▸ GIVEN INSTRUCTION
Go through the listing below and gather every line with the word "page".

▸ RAW RECORDS

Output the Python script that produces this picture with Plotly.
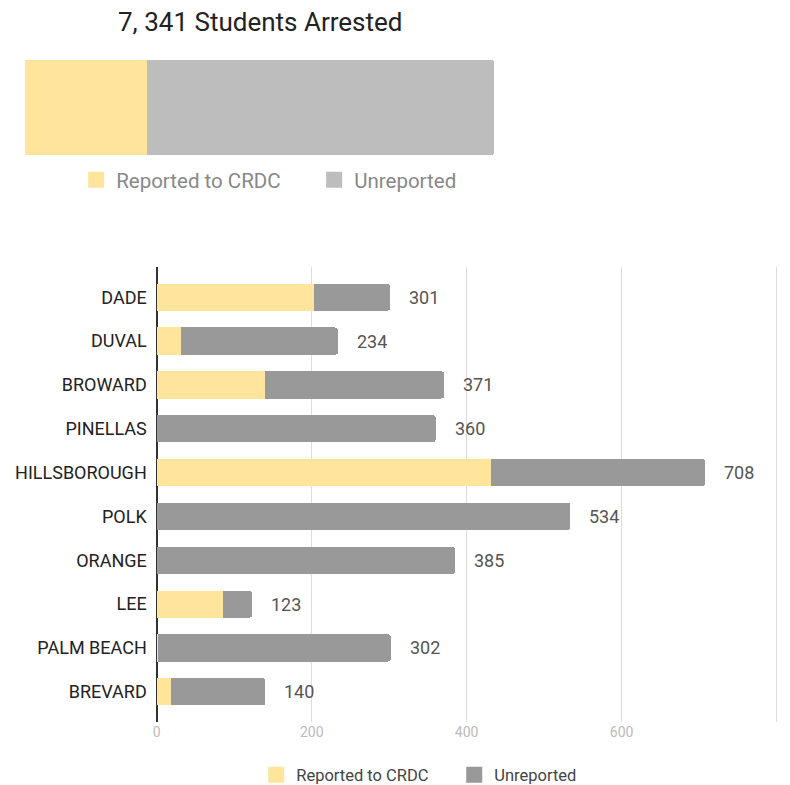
import plotly.graph_objects as go

# ---- data ----
total_label = "7, 341 Students Arrested"
total_reported = 1920
total_unreported = 5421

counties = ["DADE", "DUVAL", "BROWARD", "PINELLAS", "HILLSBOROUGH",
            "POLK", "ORANGE", "LEE", "PALM BEACH", "BREVARD"]
reported = [203, 31, 140, 0, 431, 0, 0, 85, 1, 19]
totals = [301, 234, 371, 360, 708, 534, 385, 123, 302, 140]
unreported = [t - r for t, r in zip(totals, reported)]

series_names = ["Reported to CRDC", "Unreported"]
x_ticks = [0, 200, 400, 600, 800]

YELLOW = "#FFE49C"
GRAY_TOP = "#BDBDBD"
GRAY_BOT = "#999999"
FONT = "Roboto"

OFFX, OFFY = 9.5, 8  # page offsets
W, H = 774, 785


def fx(p):
    return (p - OFFX) / W


def fy(p):
    return 1 - (p - OFFY) / H


fig = go.Figure()

# top single stacked bar
fig.add_trace(go.Bar(x=[total_reported], y=["All"], orientation="h",
                     marker=dict(color=YELLOW, line=dict(width=0)),
                     xaxis="x", yaxis="y", showlegend=False, hoverinfo="skip"))
fig.add_trace(go.Bar(x=[total_unreported], y=["All"], orientation="h",
                     marker=dict(color=GRAY_TOP, line=dict(width=0)),
                     xaxis="x", yaxis="y", showlegend=False, hoverinfo="skip"))

# bottom county bars
fig.add_trace(go.Bar(x=reported, y=counties, orientation="h",
                     marker=dict(color=YELLOW, line=dict(width=0)),
                     xaxis="x2", yaxis="y2", showlegend=False))
fig.add_trace(go.Bar(x=unreported, y=counties, orientation="h",
                     marker=dict(color=GRAY_BOT, line=dict(width=0)),
                     xaxis="x2", yaxis="y2", showlegend=False))

# legend proxies
for name, col in zip(series_names, [YELLOW, GRAY_TOP]):
    fig.add_trace(go.Scatter(x=[None], y=[None], mode="markers", name=name,
                             marker=dict(symbol="square", size=18, color=col),
                             xaxis="x", yaxis="y", legend="legend"))
for name, col in zip(series_names, [YELLOW, GRAY_BOT]):
    fig.add_trace(go.Scatter(x=[None], y=[None], mode="markers", name=name,
                             marker=dict(symbol="square", size=16, color=col),
                             xaxis="x2", yaxis="y2", legend="legend2"))

# value labels
annotations = []
for c, t in zip(counties, totals):
    annotations.append(dict(x=t, y=c, xref="x2", yref="y2", text=str(t),
                            showarrow=False, xanchor="left", xshift=17,
                            font=dict(family=FONT, size=18, color="#555555")))
annotations.append(dict(x=fx(258.5), y=fy(22), xref="paper", yref="paper",
                        text=total_label, showarrow=False,
                        xanchor="center", yanchor="middle",
                        font=dict(family=FONT, size=26, color="#222222")))

px_per_unit = (778 - 155) / 800.0
bw = 0.62
fig.update_layout(
    width=W, height=H,
    margin=dict(l=0, r=0, t=0, b=0),
    paper_bgcolor="white", plot_bgcolor="white",
    barmode="stack", bargap=1 - bw, barcornerradius=3,
    font=dict(family=FONT),
    xaxis=dict(domain=[fx(22.3), fx(494)], range=[0, total_reported + total_unreported],
               visible=False, fixedrange=True),
    yaxis=dict(domain=[fy(155), fy(60)], range=[-bw / 2, bw / 2],
               visible=False, fixedrange=True),
    xaxis2=dict(domain=[fx(155), fx(778 + 2 * px_per_unit)], range=[0, 802],
                tickvals=x_ticks,
                showgrid=True, gridcolor="#DDDDDD", gridwidth=1,
                zeroline=True, zerolinecolor="#333333", zerolinewidth=1.5,
                showline=False, ticks="",
                tickfont=dict(family=FONT, size=14, color="#BBBBBB"),
                anchor="y2"),
    yaxis2=dict(domain=[fy(722), fy(267)],
                categoryorder="array", categoryarray=counties,
                range=[9.5 + 0.19, -0.5 - 0.19],
                showgrid=False, zeroline=False, showline=False, ticks="",
                ticklabelstandoff=9,
                tickfont=dict(family=FONT, size=18, color="#222222"),
                anchor="x2"),
    legend=dict(orientation="h", x=fx(74), y=fy(180),
                xanchor="left", yanchor="middle", traceorder="normal",
                font=dict(family=FONT, size=20.5, color="#888888"),
                entrywidth=193, entrywidthmode="pixels",
                bgcolor="rgba(0,0,0,0)"),
    legend2=dict(orientation="h", x=fx(255), y=fy(775),
                 xanchor="left", yanchor="middle", traceorder="normal",
                 font=dict(family=FONT, size=16.5, color="#444444"),
                 entrywidth=153, entrywidthmode="pixels",
                 bgcolor="rgba(0,0,0,0)"),
    annotations=annotations,
)

fig.write_html("out.html")
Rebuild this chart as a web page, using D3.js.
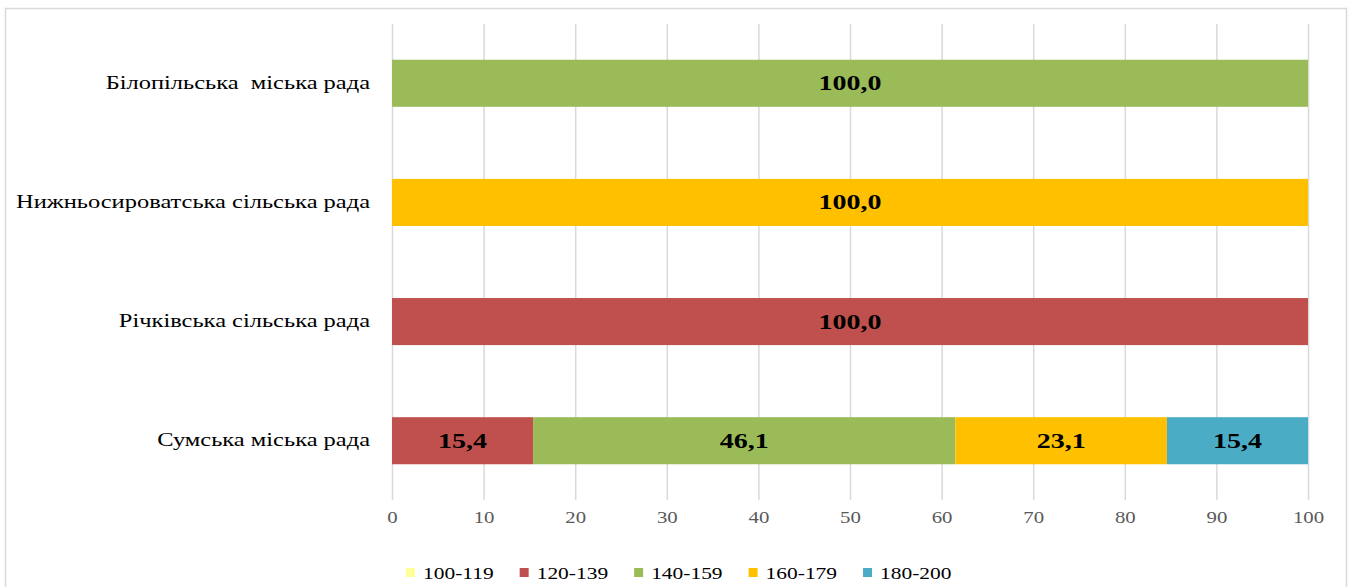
<!DOCTYPE html>
<html>
<head>
<meta charset="utf-8">
<script src="https://cdn.jsdelivr.net/npm/d3@7"></script>
<style>
  body { margin: 0; background: #fff; }
  svg { display: block; font-family: "Liberation Serif", "Times New Roman", serif; }
</style>
</head>
<body>
<script>
// categories top to bottom
var categories = ["Білопільська  міська рада", "Нижньосироватська сільська рада", "Річківська сільська рада", "Сумська міська рада"];
var groups = ["100-119", "120-139", "140-159", "160-179", "180-200"];
var colors = ["#ffff99", "#c0504d", "#9bbb59", "#ffc000", "#4bacc6"];
// share per group, same order as categories
var v100 = [0, 0, 0, 0];
var v120 = [0, 0, 100.0, 15.4];
var v140 = [100.0, 0, 0, 46.1];
var v160 = [0, 100.0, 0, 23.1];
var v180 = [0, 0, 0, 15.4];
var xTicks = [0, 10, 20, 30, 40, 50, 60, 70, 80, 90, 100];

var width = 1354, height = 587;
var margin = {top: 24, right: 46, bottom: 87, left: 392};
var SERIF = "'Liberation Serif', 'Times New Roman', serif";
var stretch = 1.36; // the source text is drawn horizontally stretched

var svg = d3.select("body").append("svg")
    .attr("width", width)
    .attr("height", height);

// outer frame
svg.append("rect")
    .attr("x", 5.5).attr("y", 8.5)
    .attr("width", 1341).attr("height", 600)
    .attr("fill", "none")
    .attr("stroke", "#d9d9d9")
    .attr("stroke-width", 1.5);

var xscale = d3.scaleLinear()
    .domain([0, 100])
    .range([margin.left, width - margin.right]);

var yscale = d3.scaleBand()
    .domain(categories)
    .range([margin.top, height - margin.bottom])
    .paddingInner(0.605)
    .paddingOuter(0.3);

var color = d3.scaleOrdinal().domain(groups).range(colors);

// gridlines
svg.append("g")
    .selectAll("line")
    .data(xTicks)
    .join("line")
    .attr("x1", d => xscale(d) + 0.5)
    .attr("x2", d => xscale(d) + 0.5)
    .attr("y1", margin.top)
    .attr("y2", height - margin.bottom)
    .attr("stroke", "#d9d9d9")
    .attr("stroke-width", 1.5);

// x-axis tick labels
svg.append("g")
    .attr("transform", `translate(0,${height - margin.bottom})`)
    .call(d3.axisBottom(xscale).tickValues(xTicks).tickSize(0).tickPadding(12))
    .call(g => g.select(".domain").remove())
    .call(g => g.selectAll("text")
        .attr("fill", "#595959")
        .attr("font-family", SERIF)
        .attr("font-size", 16)
        .attr("transform", "scale(1.3,1)"));

// y-axis labels
svg.append("g")
    .attr("transform", `translate(${margin.left},0)`)
    .call(d3.axisLeft(yscale).tickSize(0).tickPadding(22 / stretch))
    .call(g => g.select(".domain").remove())
    .call(g => g.selectAll("text")
        .attr("fill", "#000")
        .attr("font-family", SERIF)
        .attr("font-size", 18)
        .attr("transform", `scale(${stretch},1)`)
        .style("white-space", "pre"));

var series = [v100, v120, v140, v160, v180];
var rows = categories.map((c, i) => {
    var r = {cat: c};
    groups.forEach((g, j) => r[g] = series[j][i]);
    return r;
});
var stacked = d3.stack().keys(groups)(rows);

stacked.forEach(s => {
    var segs = s.filter(d => d[1] - d[0] > 0);
    svg.append("g")
        .selectAll("rect")
        .data(segs)
        .join("rect")
        .attr("x", d => xscale(d[0]))
        .attr("y", d => yscale(d.data.cat))
        .attr("width", d => xscale(d[1]) - xscale(d[0]))
        .attr("height", yscale.bandwidth())
        .attr("fill", color(s.key));

    svg.append("g")
        .selectAll("text")
        .data(segs)
        .join("text")
        .attr("transform", d => `translate(${(xscale(d[0]) + xscale(d[1])) / 2},${yscale(d.data.cat) + yscale.bandwidth() / 2}) scale(1.4,1)`)
        .attr("dy", "0.35em")
        .attr("text-anchor", "middle")
        .attr("font-weight", "bold")
        .attr("font-size", 20)
        .attr("fill", "#000")
        .text(d => d3.format(".1f")(d[1] - d[0]).replace(".", ","));
});

// legend
var legend = svg.append("g");
var lx = 406;
groups.forEach((g, i) => {
    legend.append("rect")
        .attr("x", lx)
        .attr("y", 568)
        .attr("width", 9)
        .attr("height", 9)
        .attr("fill", color(g));
    var t = legend.append("text")
        .attr("transform", `translate(${lx + 17},573) scale(1.3,1)`)
        .attr("dy", "0.35em")
        .attr("font-size", 16.5)
        .attr("fill", "#000")
        .text(g);
    lx += 17 + t.node().getComputedTextLength() * 1.3 + 26;
});
</script>
</body>
</html>
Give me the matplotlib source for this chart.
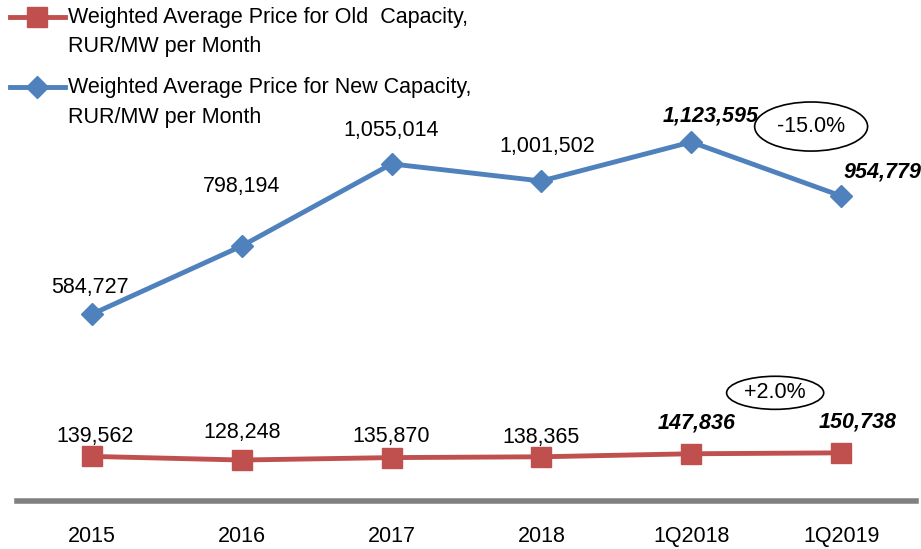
import matplotlib.pyplot as plt
from matplotlib.patches import Ellipse
from matplotlib.lines import Line2D

plt.rcParams['font.family'] = ['Liberation Sans', 'DejaVu Sans']

categories = ['2015', '2016', '2017', '2018', '1Q2018', '1Q2019']
old_price = [139562, 128248, 135870, 138365, 147836, 150738]
new_price = [584727, 798194, 1055014, 1001502, 1123595, 954779]
old_name = ['Weighted Average Price for Old  Capacity,', 'RUR/MW per Month']
new_name = ['Weighted Average Price for New Capacity,', 'RUR/MW per Month']
old_change = '+2.0%'
new_change = '-15.0%'

red = '#C0504D'
blue = '#4F81BD'
fs = 15.5

fig = plt.figure(figsize=(9.21, 5.49), dpi=100)
ax = fig.add_axes([17/921, 1-501/549, 899/921, 501/549])
x = list(range(len(categories)))

ax.plot(x, old_price, color=red, lw=3.5, marker='s', ms=14, clip_on=False)
ax.plot(x, new_price, color=blue, lw=3.5, marker='D', ms=11, clip_on=False)

ax.set_xlim(-0.5, 5.5)
ax.set_ylim(0, 1568000)
for s in ['top', 'right', 'left']:
    ax.spines[s].set_visible(False)
ax.spines['bottom'].set_color('#808080')
ax.spines['bottom'].set_linewidth(4)
ax.set_yticks([])
ax.set_xticks(x)
ax.set_xticklabels(categories, fontsize=fs)
ax.tick_params(axis='x', length=0, pad=18)

# label offsets (points)
new_off = [(-1.5, 19), (0, 43), (0, 24), (4, 25), (14, 19), (30, 17)]
old_off = [(2, 14), (0, 20), (0, 15), (0, 14), (4, 22), (12, 22)]
for i in x:
    kw = dict(fontsize=fs, ha='center', va='center', textcoords='offset points')
    if i >= 4:
        kw.update(fontweight='bold', fontstyle='italic')
    ax.annotate(f'{new_price[i]:,}', (x[i], new_price[i]), xytext=new_off[i], annotation_clip=False, **kw)
    ax.annotate(f'{old_price[i]:,}', (x[i], old_price[i]), xytext=old_off[i], annotation_clip=False, **kw)

# change ellipses
ax.add_patch(Ellipse((4.80, 1172000), 0.754, 153600, fill=False, lw=1.2, ec='black'))
ax.text(4.80, 1172000, new_change, fontsize=fs, ha='center', va='center')
ax.add_patch(Ellipse((4.56, 338600), 0.648, 103500, fill=False, lw=1.2, ec='black'))
ax.text(4.56, 338600, old_change, fontsize=fs, ha='center', va='center')

# legend drawn by hand
H = 549
for col, mk, ms, y0, name in [(red, 's', 14, 17, old_name), (blue, 'D', 11, 87, new_name)]:
    fig.add_artist(Line2D([10/921, 65/921], [1-y0/H]*2, color=col, lw=3.5))
    fig.add_artist(Line2D([37/921], [1-y0/H], color=col, marker=mk, ms=ms, lw=0))
    fig.text(68/921, 1-(y0+1)/H, name[0], fontsize=fs, va='center', ha='left')
    fig.text(68/921, 1-(y0+30)/H, name[1], fontsize=fs, va='center', ha='left')

fig.savefig('out.png', dpi=100)
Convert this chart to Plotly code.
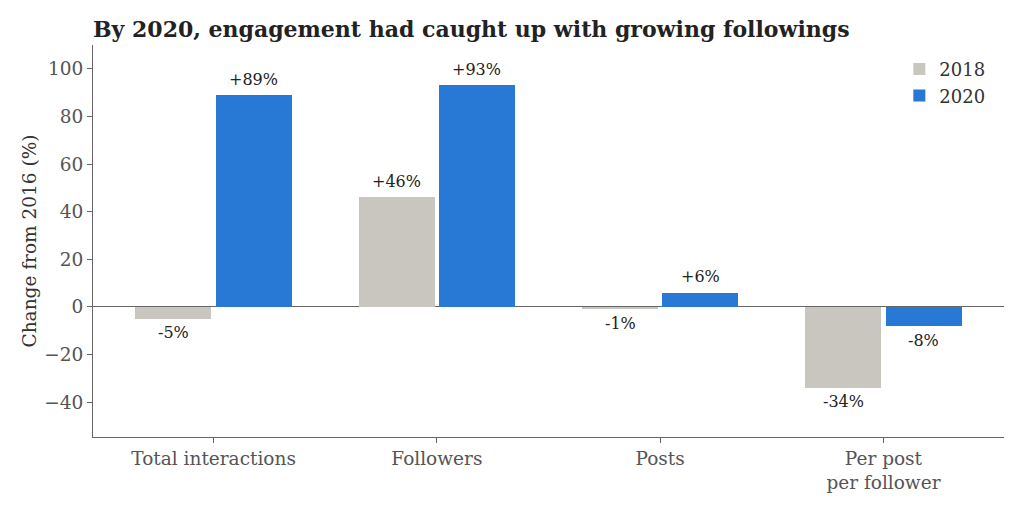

▸ SOLUTION
OFFX, OFFY = 9.5, 8  # page offsets
Rebuild this chart as a web page, using D3.js.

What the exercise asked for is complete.